Betroffen vom bisherigen System ist zum Beispiel Kathrin Bertschy, Grünliberale Nationalrätin und Mutter von zwei kleinen Kindern. 2019 nahm sie im Mutterschaftsurlaub an einer Kommissionssitzung und mehreren Abstimmungen der Session teil – und verlor deswegen ihre Mutterschaftsentschädigung.
Dagegen klagte sie erfolglos bis vor Bundesgericht. Vor einem Jahr wies das Bundesgericht in einem Leiturteil ihre Klage ab. Das Gericht argumentierte formaljuristisch mit der Sozialversicherungsgesetzgebung. Das Urteil war umstritten, Kritik kam nicht nur von feministischer, sondern auch von juristischer Seite.
Und: Das Hauptproblem, dass so jungen Müttern die Ausübung eines politischen Amtes verunmöglicht wird, wurde damit nicht gelöst.

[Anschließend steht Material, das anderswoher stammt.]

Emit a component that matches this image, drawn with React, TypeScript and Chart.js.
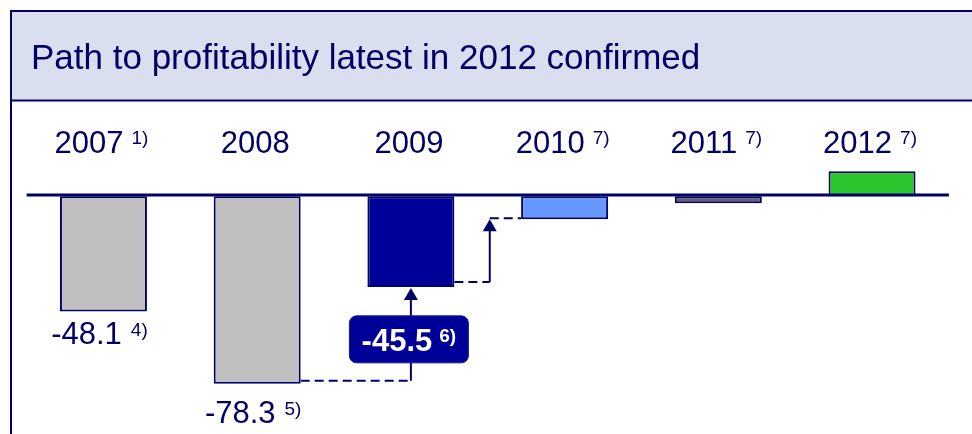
import React, { useEffect, useRef } from "react";
import { Chart, registerables } from "chart.js";

Chart.register(...registerables);

const title = "Path to profitability latest in 2012 confirmed";
const years = ["2007", "2008", "2009", "2010", "2011", "2012"];
const yearNotes = ["1)", "", "", "7)", "7)", "7)"];
const values = [-48.1, -78.3, -37.9, -9.6, -2.9, 10.5];
const barColors = ["#C0C0C0", "#C0C0C0", "#000099", "#6699FF", "#606070", "#2CC42C"];
const valueLabels = ["-48.1", "-78.3"];
const valueNotes = ["4)", "5)"];
const bridgeLabel = "-45.5";
const bridgeNote = "6)";

const NAVY = "#000066";
const FONT = "'Liberation Sans', Arial, sans-serif";

function drawWithSup(
  ctx: CanvasRenderingContext2D,
  main: string,
  sup: string,
  cx: number,
  baseline: number,
  mainFont: string,
  supFont: string,
  gap: number,
  rise: number,
  color: string
) {
  ctx.font = mainFont;
  const w1 = ctx.measureText(main).width;
  ctx.font = supFont;
  const w2 = sup ? ctx.measureText(sup).width : 0;
  const total = w1 + (sup ? gap + w2 : 0);
  const x = cx - total / 2;
  ctx.fillStyle = color;
  ctx.textAlign = "left";
  ctx.textBaseline = "alphabetic";
  ctx.font = mainFont;
  ctx.fillText(main, x, baseline);
  if (sup) {
    ctx.font = supFont;
    ctx.fillText(sup, x + w1 + gap, baseline - rise);
  }
}

function arrowUp(ctx: CanvasRenderingContext2D, x: number, yFrom: number, yTip: number) {
  const head = 12;
  const half = 7;
  ctx.setLineDash([]);
  ctx.beginPath();
  ctx.moveTo(x, yFrom);
  ctx.lineTo(x, yTip + head - 1);
  ctx.stroke();
  ctx.beginPath();
  ctx.moveTo(x, yTip);
  ctx.lineTo(x - half, yTip + head);
  ctx.lineTo(x + half, yTip + head);
  ctx.closePath();
  ctx.fill();
}

function dashed(ctx: CanvasRenderingContext2D, x1: number, y1: number, x2: number, y2: number) {
  ctx.setLineDash([9, 5]);
  ctx.beginPath();
  ctx.moveTo(x1, y1);
  ctx.lineTo(x2, y2);
  ctx.stroke();
  ctx.setLineDash([]);
}

const decorPlugin = {
  id: "decor",
  beforeDraw(chart: any) {
    const ctx: CanvasRenderingContext2D = chart.ctx;
    const W = chart.width;
    const H = chart.height;
    ctx.save();
    // header box
    ctx.fillStyle = "#D9DFEE";
    ctx.fillRect(11, 11, W - 11, 89);
    ctx.strokeStyle = NAVY;
    ctx.lineWidth = 2;
    ctx.beginPath();
    ctx.moveTo(10, 11);
    ctx.lineTo(W, 11);
    ctx.moveTo(10, 100.5);
    ctx.lineTo(W, 100.5);
    ctx.moveTo(11, 10);
    ctx.lineTo(11, H);
    ctx.stroke();
    // title
    ctx.fillStyle = NAVY;
    ctx.font = `35px ${FONT}`;
    ctx.textAlign = "left";
    ctx.textBaseline = "alphabetic";
    ctx.fillText(title, 31, 69);
    ctx.restore();
  },
  afterDatasetsDraw(chart: any) {
    const ctx: CanvasRenderingContext2D = chart.ctx;
    const xs = chart.scales.x;
    const ys = chart.scales.y;
    const area = chart.chartArea;
    const bars = chart.getDatasetMeta(0).data;
    ctx.save();

    // zero line
    const y0 = ys.getPixelForValue(0) - 1.3;
    ctx.strokeStyle = NAVY;
    ctx.lineWidth = 3;
    ctx.beginPath();
    ctx.moveTo(area.left, y0);
    ctx.lineTo(area.right, y0);
    ctx.stroke();

    // year labels
    years.forEach((yr, i) => {
      const cx = xs.getPixelForValue(i) - 2;
      drawWithSup(ctx, yr, yearNotes[i], cx, 153, `31px ${FONT}`, `19px ${FONT}`, 8, 9.5, NAVY);
    });

    // value labels under 2007 / 2008
    const offs = [33, 39];
    valueLabels.forEach((lbl, i) => {
      const b = bars[i];
      drawWithSup(ctx, lbl, valueNotes[i], b.x - 4, b.y + offs[i], `31px ${FONT}`, `19px ${FONT}`, 9, 8, NAVY);
    });

    // connectors
    ctx.strokeStyle = NAVY;
    ctx.fillStyle = NAVY;
    ctx.lineWidth = 2;
    const b1 = bars[1];
    const b2 = bars[2];
    const b3 = bars[3];
    const yLow = b1.y - 3;
    dashed(ctx, b1.x + b1.width / 2, yLow, b2.x, yLow);

    // bridge box
    const boxW = 119;
    const boxH = 47;
    const bcx = b2.x - 2;
    const bcy = (b1.y + b2.y) / 2 + 4;
    const boxTop = bcy - boxH / 2;
    const boxBot = bcy + boxH / 2;
    ctx.beginPath();
    ctx.moveTo(b2.x, yLow);
    ctx.lineTo(b2.x, boxBot);
    ctx.stroke();
    arrowUp(ctx, b2.x, boxTop, b2.y + 1);
    ctx.fillStyle = "#000099";
    ctx.beginPath();
    (ctx as any).roundRect(bcx - boxW / 2, boxTop, boxW, boxH, 7);
    ctx.fill();
    ctx.strokeStyle = "#1A1A80";
    ctx.lineWidth = 1;
    ctx.stroke();
    drawWithSup(ctx, bridgeLabel, bridgeNote, bcx, bcy + 12, `bold 31px ${FONT}`, `bold 19px ${FONT}`, 7, 9, "#FFFFFF");

    // second connector 2009 -> 2010
    ctx.strokeStyle = NAVY;
    ctx.fillStyle = NAVY;
    ctx.lineWidth = 2;
    const ax = (b2.x + b2.width / 2 + b3.x - b3.width / 2) / 2 + 2;
    const yMid = b2.y - 5;
    dashed(ctx, b2.x + b2.width / 2, yMid, ax, yMid);
    arrowUp(ctx, ax, yMid, b3.y);
    dashed(ctx, ax, b3.y - 1, b3.x - b3.width / 2, b3.y - 1);

    ctx.restore();
  },
};

export default function App() {
  const canvasRef = useRef<HTMLCanvasElement | null>(null);

  useEffect(() => {
    if (!canvasRef.current) return;
    const chart = new Chart(canvasRef.current, {
      type: "bar",
      data: {
        labels: years,
        datasets: [
          {
            data: values,
            backgroundColor: barColors,
            borderColor: NAVY,
            borderWidth: 2,
            borderSkipped: false,
            barPercentage: 0.566,
            categoryPercentage: 1,
          },
        ],
      },
      options: {
        responsive: false,
        animation: false,
        events: [],
        layout: { padding: { left: 26.6, right: 23.1, top: 100.5, bottom: 0 } },
        plugins: {
          legend: { display: false },
          tooltip: { enabled: false },
          title: { display: false },
        },
        scales: {
          x: { display: false, offset: true, grid: { display: false } },
          y: { display: false, min: -99.3, max: 40, grid: { display: false } },
        },
      },
      plugins: [decorPlugin],
    });
    return () => chart.destroy();
  }, []);

  return (
    <div style={{ position: "fixed", left: 0, top: 0, width: 972, height: 434, background: "#FFFFFF" }}>
      <canvas ref={canvasRef} width={972} height={434} style={{ display: "block", width: 972, height: 434 }} />
    </div>
  );
}
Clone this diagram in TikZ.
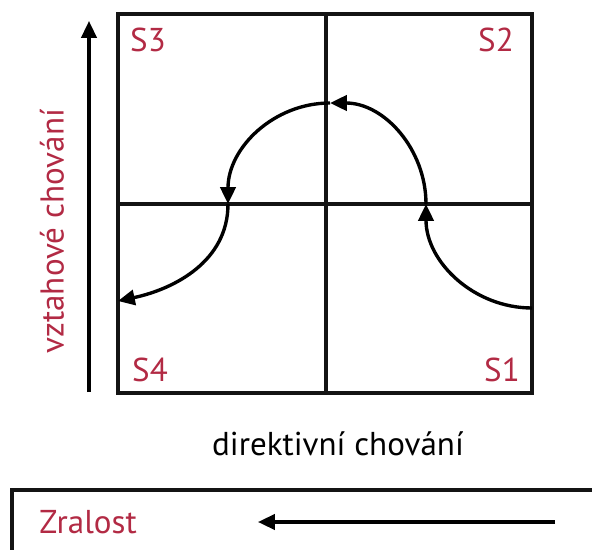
\documentclass[tikz,border=0pt]{standalone}
\usepackage{fontspec}
\setmainfont{PT Sans}
\usepackage{tikz}
\usetikzlibrary{positioning,arrows.meta,calc}
\definecolor{labred}{RGB}{178, 42, 68}
\definecolor{frameline}{RGB}{ 20, 20, 20}

\begin{document}
\begin{tikzpicture}[font=\fontsize{23.5}{27}\selectfont,
   frame/.style={draw=frameline,line width=2.6pt},
   split/.style={draw=frameline,line width=2.4pt},
   quad/.style={text=labred,inner sep=0pt},
   axis/.style={-{Triangle[length=4.2mm,width=3.8mm]},line width=2.2pt},
   curv/.style={-{Triangle[length=4.2mm,width=3.8mm]},line width=2.4pt}]

\clip (0,0) rectangle (14.8,13.725);
\useasboundingbox (0,0) rectangle (14.8,13.725);

% grid of four styles
\coordinate (sw) at (2.95,3.9);
\coordinate (ne) at (13.3,13.375);
\coordinate (mid) at (8.15,8.625);
\draw[split] (mid |- sw) -- (mid |- ne);
\draw[split] (mid -| sw) -- (mid -| ne);
\draw[frame] (sw) rectangle (ne);

\node[quad] (s3) at (3.7,12.72) {S3};
\node[quad] (s2) at (12.4,12.72) {S2};
\node[quad] (s4) at (3.75,4.47) {S4};
\node[quad] (s1) at (12.55,4.47) {S1};

% development curve
\coordinate (c0) at (13.3,6.025);
\coordinate (c1) at (10.65,8.625);
\coordinate (c2) at (8.25,11.15);
\coordinate (c3) at (5.7,8.625);
\coordinate (c4) at (2.95,6.2);
\draw[curv] (c0) to[out=180,in=-90] (c1);
\draw[curv] (c1) to[out=90,in=0] (c2);
\draw[curv] (c2) to[out=180,in=90] (c3);
\draw[curv] (c3) to[out=-90,in=12] (c4);

% axes
\coordinate (ybot) at (2.225,3.925);
\coordinate (ytop) at (2.225,13.2);
\draw[axis] (ybot) -- (ytop);
\node[text=labred,rotate=90] (ylab) at (1.3,7.95) {vztahové chování};
\node (xlab) at (8.45,2.62) {direktivní chování};

% maturity bar
\draw[frame] (0.3,-0.6) rectangle (15.4,1.475);
\node[text=labred] (zral) at (2.2,0.66) {Zralost};
\coordinate (zr) at (13.875,0.675);
\coordinate (zl) at (6.45,0.675);
\draw[axis] (zr) -- (zl);
\end{tikzpicture}
\end{document}
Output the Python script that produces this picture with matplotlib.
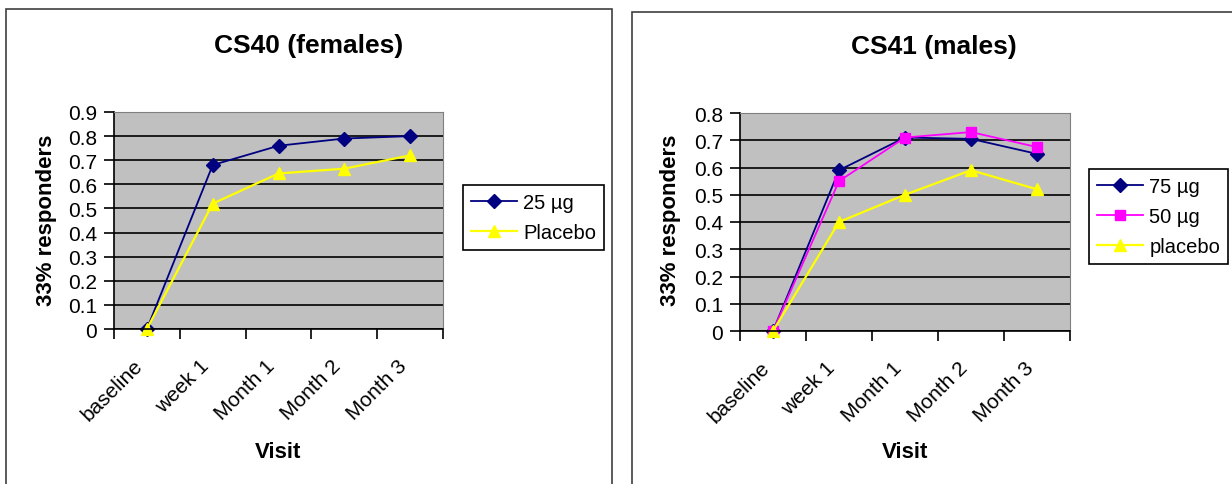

Vier Kantone wollen das Gesetz ändern
Nicht nur auf nationaler Ebene, auch in den Kantonen und Gemeinden sorgte dieses Gesetz immer wieder für Konflikte – deswegen reichten die vier Kantone Zug, Luzern, Basel Land und Basel-Stadt entsprechende Standesinitiativen für eine Gesetzesänderung ein. Die Forderung: Mutterschaft und Politikamt sollten kompatibel sein.
Kathrin Bertschy sagt: «Es ist eine Grundsatzfrage der politischen Teilhabe von Frauen in der Schweizer Politik – sie sollen in Zukunft ihre politischen Rechte auch wahrnehmen dürfen während des Mutterschaftsurlaubs.» Frauen sollten an wichtigen politischen Abstimmungen teilnehmen können, ohne damit drastische finanzielle Konsequenzen zu erleiden, so Bertschy weiter.
Das bisherige System ist absurd!
Genau diese finanziellen Konsequenzen bekommt momentan Céline Amaudruz zu spüren – die Genfer SVP-Nationalrätin hat im Juni eine kleine Tochter bekommen. Weil sie aber jetzt wieder politisiert, hat auch sie ihre Mutterschaftsentschädigung verloren.
Amaudruz ist Präsidentin der einflussreichen nationalrätlichen Gesundheitskommission. In dieser Session stehen wichtige Weichenstellungen an. Für sie ist klar, dass sie dabei nicht fehlen kann. «Das ist absurd!», sagt sie. «Wir haben ein Milizsystem, wir sind keine Berufspolitikerinnen. Wir sind nicht da, um Geld zu verdienen, sondern um unser Mandat zu erfüllen.»
Die SVP in dieser Frage gespalten
Doch in ihrer Partei sind die Meinungen gespalten. Nationalrätin Barbara Steinemann (SVP/ZH) gibt in der Debatte zu bedenken, dass so Politikerinnen gegenüber anderen erwerbstätigen Frauen bevorzugt würden, weil sie sowohl die Gelder aus der Erwerbsersatzordnung, als auch die Jahrespauschale als auch die Sitzungsgelder erhalten würden. Ihr Fazit: «Unseres Erachtens geht das einfach nicht. Das sendet ein völlig falsches Signal an die Mütter im gewöhnlichen Erwerbsleben aus.»
Doch die grosse Mehrheit des Nationalrats stellt sich hinter eine Gesetzesänderung: mit 155 Ja zu 22 Nein bei 5 Enthaltungen. Wegen einer kleinen Differenz muss die Vorlage aber nochmals zurück in den Ständerat.